> [What you have to do]:
Set the listing down again exactly, please, apart from its pictures.

> [Dataset extract]:

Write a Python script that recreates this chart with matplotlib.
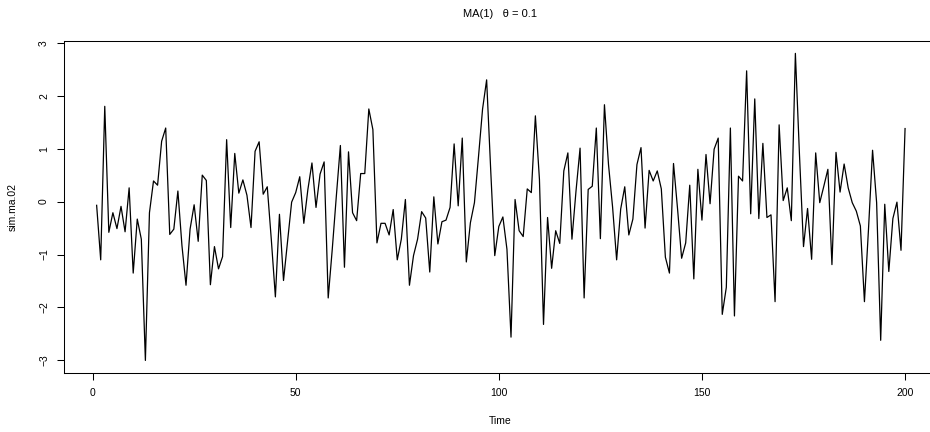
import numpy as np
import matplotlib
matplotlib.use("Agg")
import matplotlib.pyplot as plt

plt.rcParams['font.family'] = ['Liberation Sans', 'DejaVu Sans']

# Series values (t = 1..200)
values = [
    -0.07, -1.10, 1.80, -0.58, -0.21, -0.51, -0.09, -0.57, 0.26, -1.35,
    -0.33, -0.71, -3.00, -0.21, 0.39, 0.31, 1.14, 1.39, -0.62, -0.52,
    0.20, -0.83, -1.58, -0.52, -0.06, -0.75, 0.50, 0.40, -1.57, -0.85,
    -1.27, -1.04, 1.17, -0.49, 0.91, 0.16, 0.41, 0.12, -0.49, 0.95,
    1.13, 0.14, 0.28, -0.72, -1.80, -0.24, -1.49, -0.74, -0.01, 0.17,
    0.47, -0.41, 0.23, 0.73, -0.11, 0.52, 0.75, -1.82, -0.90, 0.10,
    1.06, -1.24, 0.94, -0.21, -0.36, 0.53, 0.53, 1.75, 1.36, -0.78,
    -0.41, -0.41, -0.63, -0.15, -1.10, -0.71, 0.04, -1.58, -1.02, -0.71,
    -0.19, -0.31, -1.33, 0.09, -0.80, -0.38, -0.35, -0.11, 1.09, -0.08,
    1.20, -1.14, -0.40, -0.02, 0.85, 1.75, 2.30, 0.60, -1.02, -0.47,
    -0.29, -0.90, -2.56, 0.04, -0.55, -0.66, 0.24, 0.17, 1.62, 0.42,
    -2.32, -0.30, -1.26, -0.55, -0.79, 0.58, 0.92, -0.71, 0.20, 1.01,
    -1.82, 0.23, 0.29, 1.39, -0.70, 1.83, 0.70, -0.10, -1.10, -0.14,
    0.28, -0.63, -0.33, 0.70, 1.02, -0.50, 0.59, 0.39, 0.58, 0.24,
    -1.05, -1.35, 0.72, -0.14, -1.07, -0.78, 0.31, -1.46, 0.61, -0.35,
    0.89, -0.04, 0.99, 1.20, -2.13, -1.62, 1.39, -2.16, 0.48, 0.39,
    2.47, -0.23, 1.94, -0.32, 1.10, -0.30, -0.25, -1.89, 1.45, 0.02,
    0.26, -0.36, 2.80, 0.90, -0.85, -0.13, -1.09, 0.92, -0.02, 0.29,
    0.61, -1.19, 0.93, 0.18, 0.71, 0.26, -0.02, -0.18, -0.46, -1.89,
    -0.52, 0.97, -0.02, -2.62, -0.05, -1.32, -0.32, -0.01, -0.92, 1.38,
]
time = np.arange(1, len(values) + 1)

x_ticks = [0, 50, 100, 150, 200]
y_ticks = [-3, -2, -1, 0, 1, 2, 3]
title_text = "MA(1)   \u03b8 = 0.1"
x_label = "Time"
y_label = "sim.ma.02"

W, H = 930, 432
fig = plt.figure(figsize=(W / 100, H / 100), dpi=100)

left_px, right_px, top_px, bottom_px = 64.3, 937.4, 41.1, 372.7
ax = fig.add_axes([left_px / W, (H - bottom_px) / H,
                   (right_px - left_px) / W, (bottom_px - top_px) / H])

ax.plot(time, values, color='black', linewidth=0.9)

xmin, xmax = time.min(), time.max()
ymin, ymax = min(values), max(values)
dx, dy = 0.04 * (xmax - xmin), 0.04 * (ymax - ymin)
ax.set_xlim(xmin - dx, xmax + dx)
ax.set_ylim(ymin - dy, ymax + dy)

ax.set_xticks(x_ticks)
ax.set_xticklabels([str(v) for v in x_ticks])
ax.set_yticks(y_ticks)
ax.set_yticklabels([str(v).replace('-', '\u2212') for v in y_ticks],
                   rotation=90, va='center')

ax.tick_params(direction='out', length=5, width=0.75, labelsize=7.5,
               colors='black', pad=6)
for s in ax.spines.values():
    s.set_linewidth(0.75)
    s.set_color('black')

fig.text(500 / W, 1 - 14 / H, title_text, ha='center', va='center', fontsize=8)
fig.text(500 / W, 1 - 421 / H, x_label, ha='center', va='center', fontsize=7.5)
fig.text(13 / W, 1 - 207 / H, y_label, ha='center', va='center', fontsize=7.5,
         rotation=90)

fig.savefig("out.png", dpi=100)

> [Task result]:
Write a Python script that recreates this chart with matplotlib.
import numpy as np
import matplotlib
matplotlib.use("Agg")
import matplotlib.pyplot as plt

plt.rcParams['font.family'] = ['Liberation Sans', 'DejaVu Sans']

# Series values (t = 1..200)
values = [
    -0.07, -1.10, 1.80, -0.58, -0.21, -0.51, -0.09, -0.57, 0.26, -1.35,
    -0.33, -0.71, -3.00, -0.21, 0.39, 0.31, 1.14, 1.39, -0.62, -0.52,
    0.20, -0.83, -1.58, -0.52, -0.06, -0.75, 0.50, 0.40, -1.57, -0.85,
    -1.27, -1.04, 1.17, -0.49, 0.91, 0.16, 0.41, 0.12, -0.49, 0.95,
    1.13, 0.14, 0.28, -0.72, -1.80, -0.24, -1.49, -0.74, -0.01, 0.17,
    0.47, -0.41, 0.23, 0.73, -0.11, 0.52, 0.75, -1.82, -0.90, 0.10,
    1.06, -1.24, 0.94, -0.21, -0.36, 0.53, 0.53, 1.75, 1.36, -0.78,
    -0.41, -0.41, -0.63, -0.15, -1.10, -0.71, 0.04, -1.58, -1.02, -0.71,
    -0.19, -0.31, -1.33, 0.09, -0.80, -0.38, -0.35, -0.11, 1.09, -0.08,
    1.20, -1.14, -0.40, -0.02, 0.85, 1.75, 2.30, 0.60, -1.02, -0.47,
    -0.29, -0.90, -2.56, 0.04, -0.55, -0.66, 0.24, 0.17, 1.62, 0.42,
    -2.32, -0.30, -1.26, -0.55, -0.79, 0.58, 0.92, -0.71, 0.20, 1.01,
    -1.82, 0.23, 0.29, 1.39, -0.70, 1.83, 0.70, -0.10, -1.10, -0.14,
    0.28, -0.63, -0.33, 0.70, 1.02, -0.50, 0.59, 0.39, 0.58, 0.24,
    -1.05, -1.35, 0.72, -0.14, -1.07, -0.78, 0.31, -1.46, 0.61, -0.35,
    0.89, -0.04, 0.99, 1.20, -2.13, -1.62, 1.39, -2.16, 0.48, 0.39,
    2.47, -0.23, 1.94, -0.32, 1.10, -0.30, -0.25, -1.89, 1.45, 0.02,
    0.26, -0.36, 2.80, 0.90, -0.85, -0.13, -1.09, 0.92, -0.02, 0.29,
    0.61, -1.19, 0.93, 0.18, 0.71, 0.26, -0.02, -0.18, -0.46, -1.89,
    -0.52, 0.97, -0.02, -2.62, -0.05, -1.32, -0.32, -0.01, -0.92, 1.38,
]
time = np.arange(1, len(values) + 1)

x_ticks = [0, 50, 100, 150, 200]
y_ticks = [-3, -2, -1, 0, 1, 2, 3]
title_text = "MA(1)   \u03b8 = 0.1"
x_label = "Time"
y_label = "sim.ma.02"

W, H = 930, 432
fig = plt.figure(figsize=(W / 100, H / 100), dpi=100)

left_px, right_px, top_px, bottom_px = 64.3, 937.4, 41.1, 372.7
ax = fig.add_axes([left_px / W, (H - bottom_px) / H,
                   (right_px - left_px) / W, (bottom_px - top_px) / H])

ax.plot(time, values, color='black', linewidth=0.9)

xmin, xmax = time.min(), time.max()
ymin, ymax = min(values), max(values)
dx, dy = 0.04 * (xmax - xmin), 0.04 * (ymax - ymin)
ax.set_xlim(xmin - dx, xmax + dx)
ax.set_ylim(ymin - dy, ymax + dy)

ax.set_xticks(x_ticks)
ax.set_xticklabels([str(v) for v in x_ticks])
ax.set_yticks(y_ticks)
ax.set_yticklabels([str(v).replace('-', '\u2212') for v in y_ticks],
                   rotation=90, va='center')

ax.tick_params(direction='out', length=5, width=0.75, labelsize=7.5,
               colors='black', pad=6)
for s in ax.spines.values():
    s.set_linewidth(0.75)
    s.set_color('black')

fig.text(500 / W, 1 - 14 / H, title_text, ha='center', va='center', fontsize=8)
fig.text(500 / W, 1 - 421 / H, x_label, ha='center', va='center', fontsize=7.5)
fig.text(13 / W, 1 - 207 / H, y_label, ha='center', va='center', fontsize=7.5,
         rotation=90)

fig.savefig("out.png", dpi=100)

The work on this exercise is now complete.